Writing for BBC Travel, Richard Collett explores the Tamar River's divide, separating Cornwall from the rest of Britain. It's a fairly trite piece, but a couple of points got me thinking, which is always at best uncomfortable, if not outright dangerous.

As he guided me through Cornwall's old county capital, Tremain explained that while the rest of the UK often sees Cornwall as "just another English county", Cornwall is technically a Duchy. Alongside the Cornish language, it's a curious historical quirk that's used to promote the idea of a Cornish "nation" that's distinct from England. Duchies were semi-independent medieval fiefdoms ruled over by dukes and duchesses rather than directly subject to the laws and taxes of English kings and queens.

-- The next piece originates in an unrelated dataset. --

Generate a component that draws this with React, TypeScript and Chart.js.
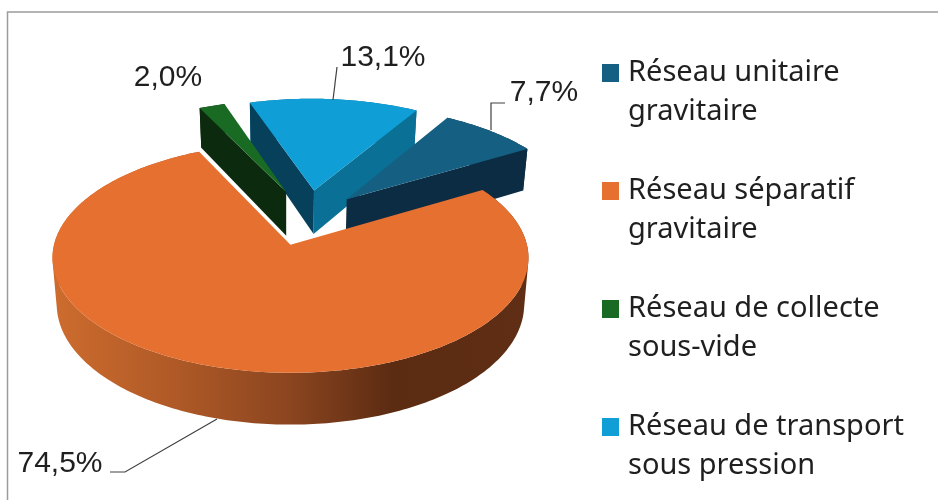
import React, { useEffect, useRef } from "react";
import { Chart, registerables } from "chart.js";

Chart.register(...registerables);

const categories = [
  ["Réseau unitaire", "gravitaire"],
  ["Réseau séparatif", "gravitaire"],
  ["Réseau de collecte", "sous-vide"],
  ["Réseau de transport", "sous pression"],
];
const shares = [7.7, 74.5, 2.0, 13.1];
const explosion = [49, 52, 52, 52];
const topColors = ["#156082", "#E6702F", "#196B24", "#0F9ED5"];
const startCutColors = ["#0B2C42", "#7A3A18", "#0C2B0E", "#07405A"];
const endCutColors = ["#0B2C42", "#7A3A18", "#0C2B0E", "#0A7095"];
const rimColors = ["#0B2C42", "", "#0C2B0E", "#0A7095"];
const rimGradientStops: [number, string][] = [
  [0, "#CD6C2E"],
  [0.25, "#B05A27"],
  [0.5, "#8B451F"],
  [0.72, "#5B2B12"],
  [1, "#5F2E14"],
];

const labelSpots = [
  { x: 544, y: 93 },
  { x: 60, y: 464 },
  { x: 168, y: 78 },
  { x: 383, y: 58 },
];
const leaders: ([number, number][] | null)[] = [
  [[491, 130], [491, 103], [505, 103]],
  [[217, 419], [125, 472], [110, 472]],
  null,
  [[333, 100], [337, 67]],
];

const PROJ = { ox: 290, oy: 245, a: 236.5, b: 113.5, k: 0.113, depth: 46, taper: 0.018, cu: 0.078, cv: -0.25 };

function project(u: number, v: number, z: number): [number, number] {
  const uu = u + PROJ.cu;
  const vv = v + PROJ.cv;
  const w = 1 - PROJ.k * vv;
  return [
    PROJ.ox + ((PROJ.a * uu) / w) * (1 - PROJ.taper * z),
    PROJ.oy + (PROJ.b * vv + PROJ.depth * z) / w,
  ];
}

function trace(ctx: CanvasRenderingContext2D, pts: [number, number][]) {
  pts.forEach((p, i) => (i ? ctx.lineTo(p[0], p[1]) : ctx.moveTo(p[0], p[1])));
  ctx.closePath();
}

function polygon(ctx: CanvasRenderingContext2D, pts: [number, number][], fill: any) {
  ctx.beginPath();
  trace(ctx, pts);
  ctx.fillStyle = fill;
  ctx.fill();
}

function signedArea(pts: [number, number][]) {
  let s = 0;
  pts.forEach((p, i) => {
    const q = pts[(i + 1) % pts.length];
    s += p[0] * q[1] - q[0] * p[1];
  });
  return s;
}

const pie3d = {
  id: "pie3d",
  beforeDraw(chart: any) {
    const ctx = chart.ctx;
    ctx.save();
    ctx.fillStyle = "#FFFFFF";
    ctx.fillRect(0, 0, chart.width, chart.height);
    ctx.strokeStyle = "#9C9C9C";
    ctx.lineWidth = 1.5;
    ctx.beginPath();
    ctx.moveTo(7.5, chart.height);
    ctx.lineTo(7.5, 12);
    ctx.lineTo(chart.width, 12);
    ctx.stroke();
    ctx.restore();
  },
  beforeDatasetsDraw(chart: any) {
    const ctx = chart.ctx;
    const arcs = chart.getDatasetMeta(0).data;
    const order = arcs
      .map((el: any, i: number) => ({ i, s: Math.sin((el.startAngle + el.endAngle) / 2) }))
      .sort((p: any, q: any) => p.s - q.s);
    ctx.save();
    order.forEach(({ i }: any) => {
      const el = arcs[i];
      const mid = (el.startAngle + el.endAngle) / 2;
      const ex = (el.options.offset || 0) / el.outerRadius;
      const ax = ex * Math.cos(mid);
      const ay = ex * Math.sin(mid);
      const n = Math.max(2, Math.ceil(((el.endAngle - el.startAngle) * 180) / Math.PI));
      const rim: [number, number][] = [];
      for (let j = 0; j <= n; j++) {
        const t = el.startAngle + ((el.endAngle - el.startAngle) * j) / n;
        rim.push([ax + Math.cos(t), ay + Math.sin(t)]);
      }
      const face = (p: [number, number], q: [number, number]) => [
        project(p[0], p[1], 0),
        project(q[0], q[1], 0),
        project(q[0], q[1], 1),
        project(p[0], p[1], 1),
      ] as [number, number][];
      const apex: [number, number] = [ax, ay];
      // outer wall: all step quads in one path with the same winding, filled once
      let wallFill: any = rimColors[i];
      if (!wallFill) {
        const g = ctx.createLinearGradient(PROJ.ox - PROJ.a, 0, PROJ.ox + PROJ.a, 0);
        rimGradientStops.forEach(([o, c]) => g.addColorStop(o, c));
        wallFill = g;
      }
      ctx.beginPath();
      for (let j = 0; j < n; j++) {
        const quad = face(rim[j], rim[j + 1]);
        trace(ctx, signedArea(quad) < 0 ? quad.slice().reverse() : quad);
      }
      ctx.fillStyle = wallFill;
      ctx.fill("nonzero");
      // cut faces that look toward the viewer
      if (Math.cos(el.startAngle) < 0) polygon(ctx, face(apex, rim[0]), startCutColors[i]);
      if (Math.cos(el.endAngle) > 0) polygon(ctx, face(apex, rim[n]), endCutColors[i]);
      // top
      polygon(ctx, [project(apex[0], apex[1], 0), ...rim.map((p) => project(p[0], p[1], 0))], el.options.backgroundColor);
    });
    ctx.restore();
    return false;
  },
  afterDraw(chart: any) {
    const ctx = chart.ctx;
    ctx.save();
    // leader lines
    ctx.strokeStyle = "#404040";
    ctx.lineWidth = 1.2;
    leaders.forEach((pts) => {
      if (!pts) return;
      ctx.beginPath();
      pts.forEach((p, i) => (i ? ctx.lineTo(p[0], p[1]) : ctx.moveTo(p[0], p[1])));
      ctx.stroke();
    });
    // value labels
    ctx.fillStyle = "#1F1F1F";
    ctx.font = '30px "Liberation Sans"';
    ctx.textAlign = "center";
    ctx.textBaseline = "middle";
    shares.forEach((val, i) => {
      ctx.fillText(val.toFixed(1).replace(".", ",") + "%", labelSpots[i].x, labelSpots[i].y);
    });
    // legend
    const items = Chart.overrides.doughnut.plugins.legend.labels.generateLabels(chart);
    ctx.font = '29px "Noto Sans"';
    ctx.textAlign = "left";
    items.forEach((item: any, i: number) => {
      const y = 73 + i * 118;
      ctx.fillStyle = item.fillStyle;
      ctx.fillRect(602, y - 9, 17, 18);
      ctx.fillStyle = "#1F1F1F";
      (item.text as string[]).forEach((line, l) => ctx.fillText(line, 628, y + l * 39));
    });
    ctx.restore();
  },
};

export default function App() {
  const ref = useRef<HTMLCanvasElement>(null);
  useEffect(() => {
    const chart = new Chart(ref.current!, {
      type: "pie",
      data: {
        labels: categories as any,
        datasets: [
          {
            data: shares,
            backgroundColor: topColors,
            borderWidth: 0,
            offset: explosion,
            radius: 200,
          } as any,
        ],
      },
      options: {
        responsive: false,
        animation: false,
        rotation: 30.7,
        plugins: { legend: { display: false }, tooltip: { enabled: false } },
      },
      plugins: [pie3d as any],
    });
    return () => chart.destroy();
  }, []);
  return (
    <div style={{ position: "absolute", left: 0, top: 0, width: 938, height: 500 }}>
      <canvas ref={ref} width={938} height={500} style={{ display: "block" }} />
    </div>
  );
}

Richard Collett, The UK's Forgotten 'Fifth Nation', BBC Travel

Cornwall is not the only Duchy in Britain. If that is the major criterion to determine it as the forgotten fifth nation, then Lancaster is the sixth. Admittedly, it may not have its own language…and dialects don't count. That the Duchy of Cornwall isn't subject to taxation by the Crown seems a moot point when the money goes, instead, to ol' bat-ears himself. It's not by accident that HRH Prince Charles, heir to the throne, is also the Duke of Cornwall.

To this day, the Duchy and the vast Cornish estates and revenues that go with it are automatically conferred upon the eldest son of the reigning monarch.

Richard Collett, The UK's Forgotten 'Fifth Nation', BBC Travel

Anyhow, on to something far more important. Affairs of the stomach.

…as Charlotte Dancer, information and communications officer for the cross-border Tamar Valley AONB, explained, the mighty Tamar continues to both unite and divide those on either bank. "One of the major differences between the two sides is how we eat our scones," she said lightheartedly. "At one of our AONB conferences, we had plates of scones that had cream on first, then jam – for the Devon residents – and other plates of scones that had jam first then cream for the Cornish residents." Culinary differences aren't the only cultural identifiers marking the Cornish from the English…

Richard Collett, The UK's Forgotten 'Fifth Nation', BBC Travel

Let's get one thing straight, Dick. The only correct way to eat scones with jam and cream—if you really must—is jam first and then the cream. Spreading jam on cream is impossible, and wrong. Therefore, this is clearly not a difference between the Cornish and the English, it's a difference between right (Cornish, the English that I'm aware of) and wrong (Devonians).


Incidentally, some buffoons pronounce scone as /skɒn/. The proper pronunciation is /skoʊn/—as in cone, prefixed with an s. As I have written, so shall it be. Dissenters are as wrong as Devonians.